I wrote this paragraph yesterday and was stopped dead in my writing tracks when I looked around even this community I live within and could not think of one stable, caring, competent resource person or place I could unreservedly suggest a parent or a child in need could turn to for any promise of adequate assistance.  I tried to think in broader terms for “people at large” to turn to should they need help with what troubles them in their self and in their life when it comes to meeting their needs to stop harming children.  I found nothing but empty holes where services to truly support families and children should but do not exist.

Why do I continue to wonder why no one noticed what was happening to me when I was a suffering child?  Why do I write believing anything I say will help anyone anywhere in any way?  What is it about me that believes I among billions on this earth knows anything that matters?  What hope have I always carried within me that if the truth was really known about how lovely the inner life of a child is everyone would care enough to make sure nobody ever hurt them ever?

What grownups care enough to clear the path ahead of a growing infant-child so that harmful obstacles do not cause them to trip and fall until somewhere down the road of their life they end up lying on the floor like Mother did in her later years unable to get up?

What macabre culture have we created that chooses shortsightedness over long range considerations about what leads to individual and then societal well-being?  Why do we bother to have children at all if so few even want them?  Are they possessions?  Are they carrion?

Who decides who is who and what do we want for our nation’s future?

What do we consider to be acceptable losses?  What is wrong with us as a society that we would consider the life of any child who, if they reach adulthood having suffered from avoidable harm against them in their critical stages of development will be barred from experiencing the well-being that was their birthright (see CDC ACE study pyramid) and be a candidate for being one of our acceptable losses?

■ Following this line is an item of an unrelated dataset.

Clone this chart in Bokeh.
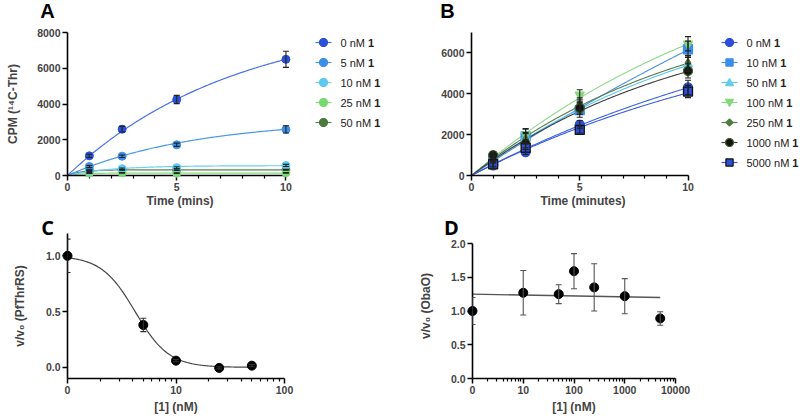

I cannot write to expose the combination of factors within the family I grew up in as they created long-term horrific abuse of me as a child – that not one single person ever noticed with concern – without questioning the gamut of societal sicknesses that allowed Mother to do what she did to me for 18 years.  There is a collusion of uncaring ignorance in our society that fosters the conditions within which harm to infants and children continues to exist.  It is my personal vendetta against that ignorance that motivates me to write my truth.  I will be content if my work furthers the education of someone even if that someone is only me.